◆ **Source records**:
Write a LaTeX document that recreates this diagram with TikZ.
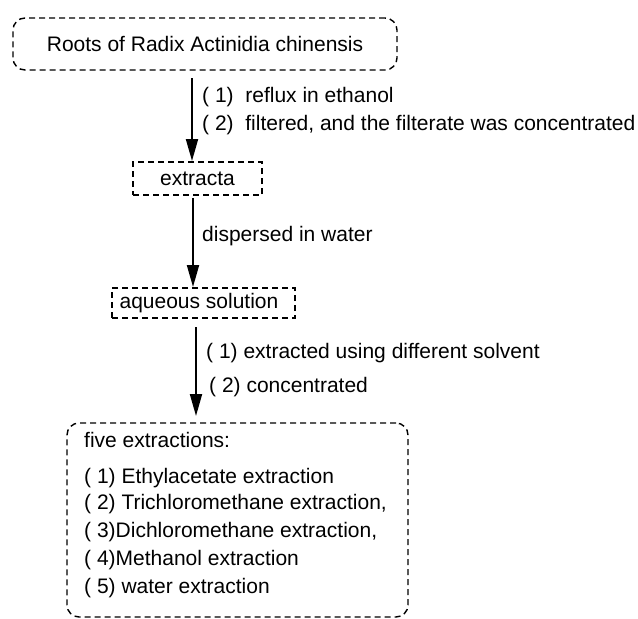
\documentclass[tikz,border=0pt]{standalone}
\usepackage{fontspec}
\setmainfont{Liberation Sans}
\usetikzlibrary{arrows.meta}
\begin{document}
\begin{tikzpicture}[x=1pt,y=-1pt,
  font=\fontsize{21}{25}\selectfont,
  dbox/.style={draw, dash pattern=on 6pt off 4pt, line width=1.4pt, inner sep=0pt},
  rbox/.style={dbox, rounded corners=12pt},
  lbl/.style={anchor=west, inner sep=0pt},
  arr/.style={line width=1.9pt, -{Triangle[length=22pt,width=12pt]}}]
\useasboundingbox (0,0) rectangle (638,619);
% boxes
\node[rbox, minimum width=384pt, minimum height=52pt] (top) at (205,44) {};
\node (toptxt) at (205,44) {Roots of Radix Actinidia chinensis};
\node[dbox, minimum width=129pt, minimum height=33pt] (ex) at (197.5,178.5) {};
\node (extxt) at (197.5,178.5) {extracta};
\node[dbox, minimum width=183pt, minimum height=30pt] (aq) at (203.5,303) {};
\node (aqtxt) at (199,303) {aqueous solution};
\node[rbox, minimum width=341pt, minimum height=194pt] (five) at (237.5,520) {};
\node[lbl] (f0) at (84,440) {five extractions:};
\node[lbl] (f1) at (84,478) {( 1) Ethylacetate extraction};
\node[lbl] (f2) at (84,504) {( 2) Trichloromethane extraction,};
\node[lbl] (f3) at (84,532) {( 3)Dichloromethane extraction,};
\node[lbl] (f4) at (84,560) {( 4)Methanol extraction};
\node[lbl] (f5) at (84,588) {( 5) water extraction};
% connector ends
\coordinate (a1s) at (192,78);
\coordinate (a1e) at (192,161);
\coordinate (a2s) at (193,198);
\coordinate (a2e) at (193,287);
\coordinate (a3s) at (196,327);
\coordinate (a3e) at (196,416);
\draw[arr] (a1s) -- (a1e);
\draw[arr] (a2s) -- (a2e);
\draw[arr] (a3s) -- (a3e);
% labels
\node[lbl] (l11) at (202,97) {( 1)\ \ reflux in ethanol};
\node[lbl] (l12) at (202,125) {( 2)\ \ filtered, and the filterate was concentrated};
\node[lbl] (l2) at (202,236) {dispersed in water};
\node[lbl] (l31) at (206,353) {( 1) extracted using different solvent};
\node[lbl] (l32) at (209,387) {( 2) concentrated};
\end{tikzpicture}
\end{document}
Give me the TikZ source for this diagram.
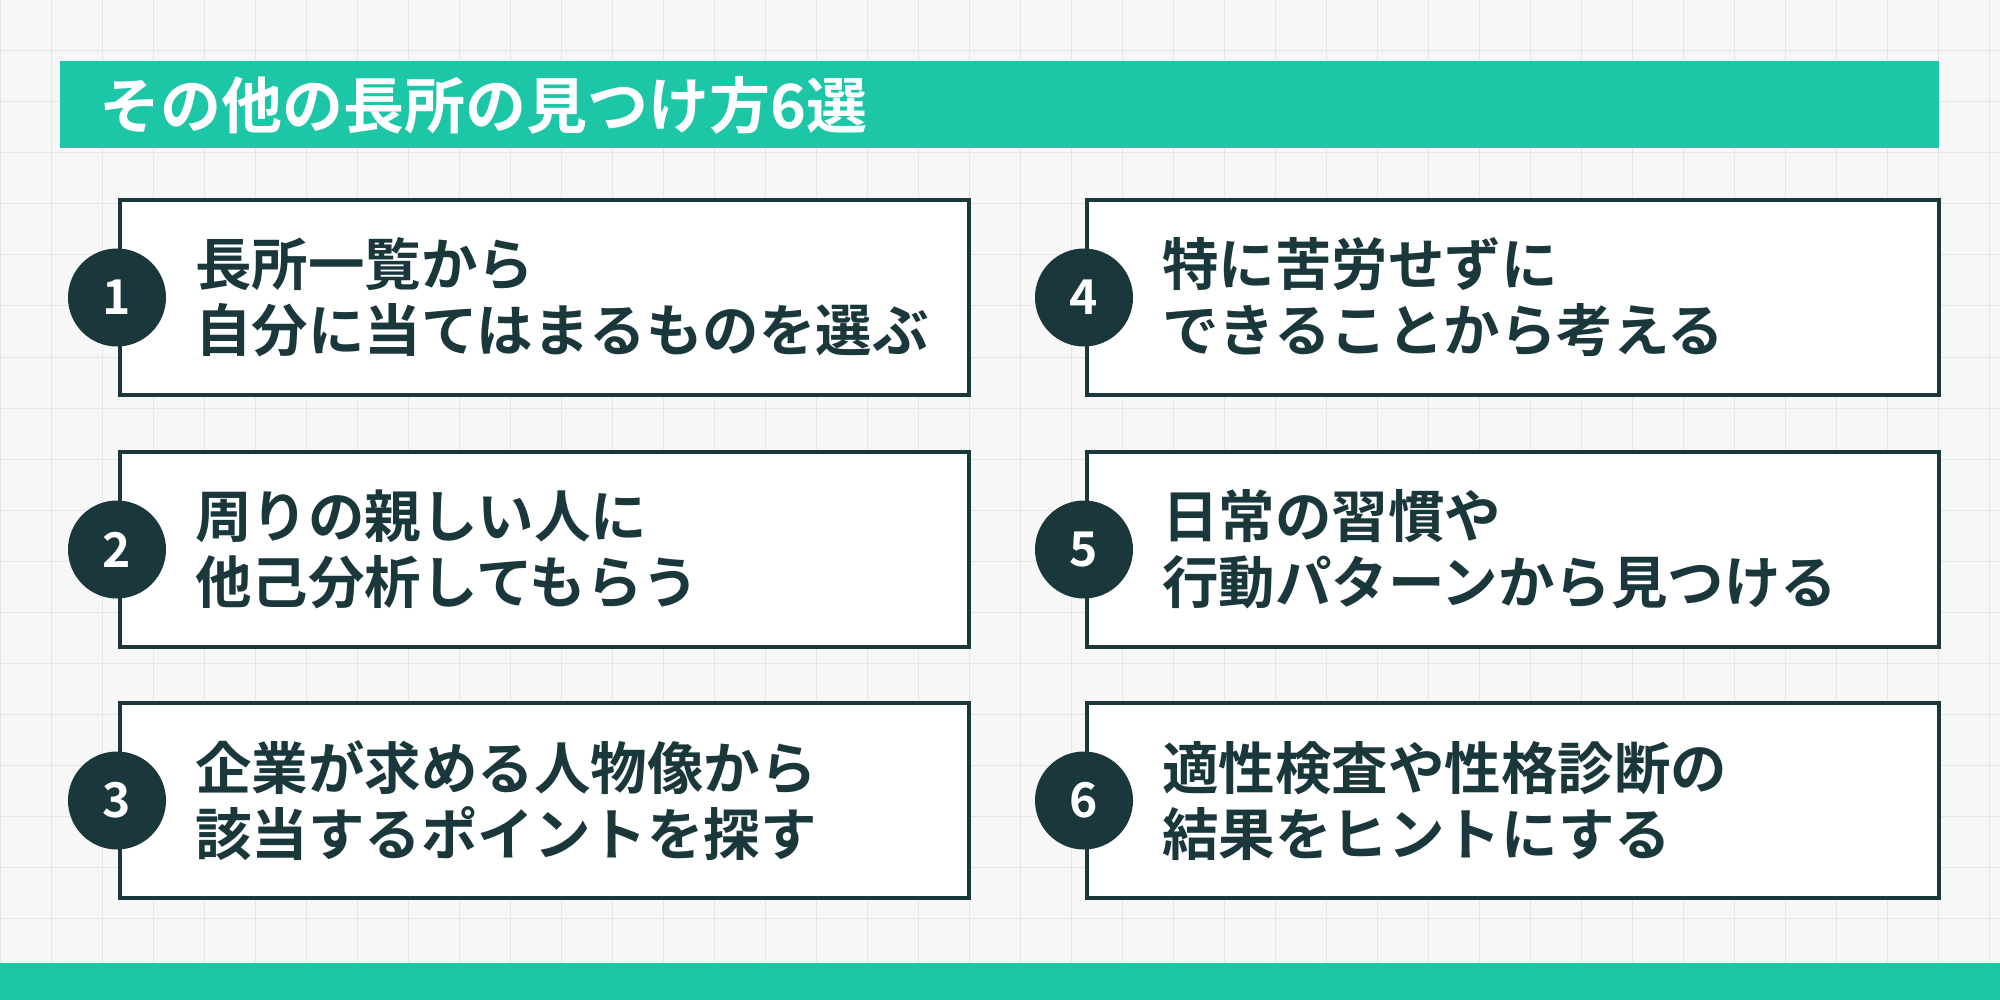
\documentclass[tikz,border=0pt]{standalone}
\usepackage{fontspec}
\newfontfamily\jp{Noto Sans CJK JP Bold}
\definecolor{teal1}{HTML}{1EC6A8}
\definecolor{dark}{HTML}{1A373C}
\definecolor{bg}{HTML}{F7F7F7}
\definecolor{gridc}{HTML}{E6E6E6}
\begin{document}
\begin{tikzpicture}[x=1pt,y=-1pt,
 card/.style={draw=dark,line width=3.5pt,fill=white},
 num/.style={circle,fill=dark,minimum size=98pt,inner sep=0pt,text=white,font=\jp\fontsize{48}{48}\selectfont},
 txt/.style={anchor=west,text=dark,align=left,font=\jp\fontsize{56.5}{66}\selectfont,inner sep=0pt}]
\fill[bg] (0,0) rectangle (2000,1000);
\useasboundingbox (0,0) rectangle (2000,1000);
\foreach \x in {0,51,...,2000} \draw[gridc,line width=1pt] (\x,0) -- (\x,1000);
\foreach \y in {0,51,...,1000} \draw[gridc,line width=1pt] (0,\y) -- (2000,\y);
\fill[teal1] (60,61) rectangle (1939,148);
\node[anchor=west,text=white,font=\jp\fontsize{61}{61}\selectfont,inner sep=0pt] (title) at (99,105) {その他の長所の見つけ方6選};
\fill[teal1] (0,963) rectangle (2000,1000);
\foreach \n/\xa/\xb/\ya/\yb/\t in {
 1/120/969/200/395/{長所一覧から\\自分に当てはまるものを選ぶ},
 2/120/969/452/647/{周りの親しい人に\\他己分析してもらう},
 3/120/969/703/898/{企業が求める人物像から\\該当するポイントを探す},
 4/1087/1939/200/395/{特に苦労せずに\\できることから考える},
 5/1087/1939/452/647/{日常の習慣や\\行動パターンから見つける},
 6/1087/1939/703/898/{適性検査や性格診断の\\結果をヒントにする}}{
 \draw[card] (\xa,\ya) rectangle (\xb,\yb);
 \node[num] (c\n) at (\xa-3,{(\ya+\yb)/2}) {\n};
 \node[txt] (t\n) at (\xa+75,{(\ya+\yb)/2}) {\t};
}
\end{tikzpicture}
\end{document}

◆ **Aim**: Leave out the pictures and output the rest of the material exactly as written.

◆ **Complete answer**:
Write a LaTeX document that recreates this diagram with TikZ.
\documentclass[tikz,border=0pt]{standalone}
\usepackage{fontspec}
\setmainfont{Liberation Sans}
\usetikzlibrary{arrows.meta}
\begin{document}
\begin{tikzpicture}[x=1pt,y=-1pt,
  font=\fontsize{21}{25}\selectfont,
  dbox/.style={draw, dash pattern=on 6pt off 4pt, line width=1.4pt, inner sep=0pt},
  rbox/.style={dbox, rounded corners=12pt},
  lbl/.style={anchor=west, inner sep=0pt},
  arr/.style={line width=1.9pt, -{Triangle[length=22pt,width=12pt]}}]
\useasboundingbox (0,0) rectangle (638,619);
% boxes
\node[rbox, minimum width=384pt, minimum height=52pt] (top) at (205,44) {};
\node (toptxt) at (205,44) {Roots of Radix Actinidia chinensis};
\node[dbox, minimum width=129pt, minimum height=33pt] (ex) at (197.5,178.5) {};
\node (extxt) at (197.5,178.5) {extracta};
\node[dbox, minimum width=183pt, minimum height=30pt] (aq) at (203.5,303) {};
\node (aqtxt) at (199,303) {aqueous solution};
\node[rbox, minimum width=341pt, minimum height=194pt] (five) at (237.5,520) {};
\node[lbl] (f0) at (84,440) {five extractions:};
\node[lbl] (f1) at (84,478) {( 1) Ethylacetate extraction};
\node[lbl] (f2) at (84,504) {( 2) Trichloromethane extraction,};
\node[lbl] (f3) at (84,532) {( 3)Dichloromethane extraction,};
\node[lbl] (f4) at (84,560) {( 4)Methanol extraction};
\node[lbl] (f5) at (84,588) {( 5) water extraction};
% connector ends
\coordinate (a1s) at (192,78);
\coordinate (a1e) at (192,161);
\coordinate (a2s) at (193,198);
\coordinate (a2e) at (193,287);
\coordinate (a3s) at (196,327);
\coordinate (a3e) at (196,416);
\draw[arr] (a1s) -- (a1e);
\draw[arr] (a2s) -- (a2e);
\draw[arr] (a3s) -- (a3e);
% labels
\node[lbl] (l11) at (202,97) {( 1)\ \ reflux in ethanol};
\node[lbl] (l12) at (202,125) {( 2)\ \ filtered, and the filterate was concentrated};
\node[lbl] (l2) at (202,236) {dispersed in water};
\node[lbl] (l31) at (206,353) {( 1) extracted using different solvent};
\node[lbl] (l32) at (209,387) {( 2) concentrated};
\end{tikzpicture}
\end{document}
Give me the TikZ source for this diagram.
\documentclass[tikz,border=0pt]{standalone}
\usepackage{fontspec}
\newfontfamily\jp{Noto Sans CJK JP Bold}
\definecolor{teal1}{HTML}{1EC6A8}
\definecolor{dark}{HTML}{1A373C}
\definecolor{bg}{HTML}{F7F7F7}
\definecolor{gridc}{HTML}{E6E6E6}
\begin{document}
\begin{tikzpicture}[x=1pt,y=-1pt,
 card/.style={draw=dark,line width=3.5pt,fill=white},
 num/.style={circle,fill=dark,minimum size=98pt,inner sep=0pt,text=white,font=\jp\fontsize{48}{48}\selectfont},
 txt/.style={anchor=west,text=dark,align=left,font=\jp\fontsize{56.5}{66}\selectfont,inner sep=0pt}]
\fill[bg] (0,0) rectangle (2000,1000);
\useasboundingbox (0,0) rectangle (2000,1000);
\foreach \x in {0,51,...,2000} \draw[gridc,line width=1pt] (\x,0) -- (\x,1000);
\foreach \y in {0,51,...,1000} \draw[gridc,line width=1pt] (0,\y) -- (2000,\y);
\fill[teal1] (60,61) rectangle (1939,148);
\node[anchor=west,text=white,font=\jp\fontsize{61}{61}\selectfont,inner sep=0pt] (title) at (99,105) {その他の長所の見つけ方6選};
\fill[teal1] (0,963) rectangle (2000,1000);
\foreach \n/\xa/\xb/\ya/\yb/\t in {
 1/120/969/200/395/{長所一覧から\\自分に当てはまるものを選ぶ},
 2/120/969/452/647/{周りの親しい人に\\他己分析してもらう},
 3/120/969/703/898/{企業が求める人物像から\\該当するポイントを探す},
 4/1087/1939/200/395/{特に苦労せずに\\できることから考える},
 5/1087/1939/452/647/{日常の習慣や\\行動パターンから見つける},
 6/1087/1939/703/898/{適性検査や性格診断の\\結果をヒントにする}}{
 \draw[card] (\xa,\ya) rectangle (\xb,\yb);
 \node[num] (c\n) at (\xa-3,{(\ya+\yb)/2}) {\n};
 \node[txt] (t\n) at (\xa+75,{(\ya+\yb)/2}) {\t};
}
\end{tikzpicture}
\end{document}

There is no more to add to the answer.